Complètement enlisée en Ukraine, la Russie mène une guerre d’attrition au prix de pertes considérables. Ce faisant, elle entretient une logique de confrontation avec les pays européens qui soutiennent l’Ukraine. Moscou place le facteur nucléaire au coeur de sa logique d’escalade afin de les inhiber. Leur point faible réside dans le domaine terrestre où la Russie possède l’avantage de la masse et de la puissance de feu. En revanche, dans les domaines aérien, naval, spatial et cyber, les pays européens conservent l’avantage.
La prise de décision est concentrée par Vladimir Poutine dont le mandat actuel court jusqu’en 2030. Endurante, la société russe s’est installée dans la guerre qui, selon le discours officiel, doit favoriser l’émergence de nouvelles élites. En réalité, les pertes humaines sont subies par les régions les plus pauvres de la Fédération. Les pays européens restent dans une logique d’ouverture à la mondialisation. Leurs opinions soutiennent majoritairement l’Ukraine comprenant que se joue indirectement une question de modèle de société sur le continent.
La Russie bénéficie du soutien militaire de la Corée du Nord et de l’Iran, et de l’appui de la République populaire de Chine.
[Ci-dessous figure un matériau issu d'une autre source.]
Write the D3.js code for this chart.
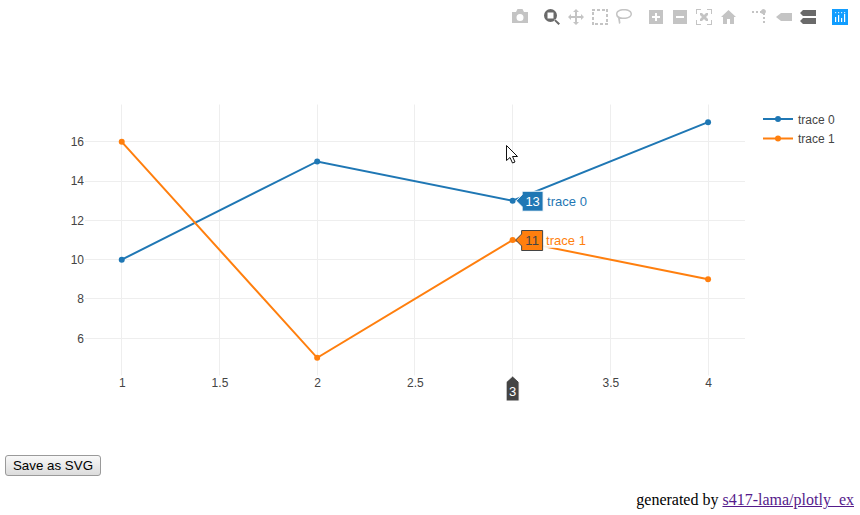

Condamnée par de nombreux pays, elle n’est sanctionnée que par les Occidentaux. Sur le plan diplomatique, la guerre lui sert à nourrir un discours « post-occidental » qui trouve de l’écho dans le « Sud global » alors même que sa contribution à l’aide au développement est dérisoire par rapport à celle de l’Europe. Elle a renforcé les liens entre l’UE et l’OTAN avec l’entrée de la Suède et de la Finlande. Les perspectives d’élargissement apparaissent comme de puissants leviers de transformation du continent.